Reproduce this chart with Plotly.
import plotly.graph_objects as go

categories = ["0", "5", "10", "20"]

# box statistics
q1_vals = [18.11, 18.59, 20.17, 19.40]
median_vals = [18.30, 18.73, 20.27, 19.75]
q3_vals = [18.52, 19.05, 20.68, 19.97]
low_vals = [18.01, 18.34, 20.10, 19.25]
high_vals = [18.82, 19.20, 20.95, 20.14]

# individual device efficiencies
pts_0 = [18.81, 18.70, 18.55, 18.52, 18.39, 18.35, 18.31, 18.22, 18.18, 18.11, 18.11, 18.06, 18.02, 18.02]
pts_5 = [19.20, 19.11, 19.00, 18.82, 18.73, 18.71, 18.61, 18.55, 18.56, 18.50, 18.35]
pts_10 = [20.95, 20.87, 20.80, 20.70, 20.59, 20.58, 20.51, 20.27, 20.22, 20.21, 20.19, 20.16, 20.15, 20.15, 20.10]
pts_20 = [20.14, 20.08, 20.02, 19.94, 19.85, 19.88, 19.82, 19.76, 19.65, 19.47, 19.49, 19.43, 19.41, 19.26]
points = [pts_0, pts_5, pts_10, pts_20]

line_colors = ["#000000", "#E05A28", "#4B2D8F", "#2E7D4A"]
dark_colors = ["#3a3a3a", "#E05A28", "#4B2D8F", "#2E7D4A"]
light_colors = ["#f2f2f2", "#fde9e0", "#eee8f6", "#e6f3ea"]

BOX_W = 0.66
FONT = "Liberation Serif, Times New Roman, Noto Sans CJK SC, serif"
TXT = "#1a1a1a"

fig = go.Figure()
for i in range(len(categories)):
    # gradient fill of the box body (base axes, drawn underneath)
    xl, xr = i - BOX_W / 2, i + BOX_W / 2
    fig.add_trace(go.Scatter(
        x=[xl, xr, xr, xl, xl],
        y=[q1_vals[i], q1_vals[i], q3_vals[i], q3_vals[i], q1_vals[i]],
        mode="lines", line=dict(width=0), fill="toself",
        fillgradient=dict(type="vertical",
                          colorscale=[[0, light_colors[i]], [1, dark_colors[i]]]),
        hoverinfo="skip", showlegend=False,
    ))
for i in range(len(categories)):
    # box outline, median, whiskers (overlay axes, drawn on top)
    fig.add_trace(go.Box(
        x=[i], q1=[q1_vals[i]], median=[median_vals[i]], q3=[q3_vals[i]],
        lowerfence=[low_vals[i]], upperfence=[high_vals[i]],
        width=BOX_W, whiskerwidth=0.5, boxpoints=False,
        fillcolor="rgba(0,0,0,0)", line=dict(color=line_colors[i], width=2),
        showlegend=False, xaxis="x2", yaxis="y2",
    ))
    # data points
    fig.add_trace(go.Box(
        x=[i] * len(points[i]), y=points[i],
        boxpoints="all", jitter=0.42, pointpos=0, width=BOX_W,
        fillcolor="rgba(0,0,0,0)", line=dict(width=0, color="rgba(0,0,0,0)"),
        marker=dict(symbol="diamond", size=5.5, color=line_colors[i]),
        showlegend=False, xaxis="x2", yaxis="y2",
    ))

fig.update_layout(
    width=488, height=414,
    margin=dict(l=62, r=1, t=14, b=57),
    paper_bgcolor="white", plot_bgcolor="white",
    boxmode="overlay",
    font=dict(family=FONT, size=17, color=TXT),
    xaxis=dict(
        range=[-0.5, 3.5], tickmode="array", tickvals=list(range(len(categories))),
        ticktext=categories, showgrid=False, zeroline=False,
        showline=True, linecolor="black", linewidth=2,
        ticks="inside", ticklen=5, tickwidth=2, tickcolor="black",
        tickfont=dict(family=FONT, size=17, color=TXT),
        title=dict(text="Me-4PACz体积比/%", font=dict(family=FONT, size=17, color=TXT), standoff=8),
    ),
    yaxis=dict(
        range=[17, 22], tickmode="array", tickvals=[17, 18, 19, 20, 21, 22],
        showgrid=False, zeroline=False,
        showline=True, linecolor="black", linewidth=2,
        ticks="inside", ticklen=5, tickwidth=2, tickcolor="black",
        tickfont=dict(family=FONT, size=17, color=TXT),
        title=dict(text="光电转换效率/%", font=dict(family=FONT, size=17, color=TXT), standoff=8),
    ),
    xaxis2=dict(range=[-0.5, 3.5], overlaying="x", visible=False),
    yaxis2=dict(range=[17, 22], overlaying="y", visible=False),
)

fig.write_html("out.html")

-------

Exercise brief =>
Extract the first line above and each line after it up to and including the one with "high_vals = [18.82, 19.20, 20.95, 20.14]", please, exactly and with nothing else.

Full response =>
Reproduce this chart with Plotly.
import plotly.graph_objects as go

categories = ["0", "5", "10", "20"]

# box statistics
q1_vals = [18.11, 18.59, 20.17, 19.40]
median_vals = [18.30, 18.73, 20.27, 19.75]
q3_vals = [18.52, 19.05, 20.68, 19.97]
low_vals = [18.01, 18.34, 20.10, 19.25]
high_vals = [18.82, 19.20, 20.95, 20.14]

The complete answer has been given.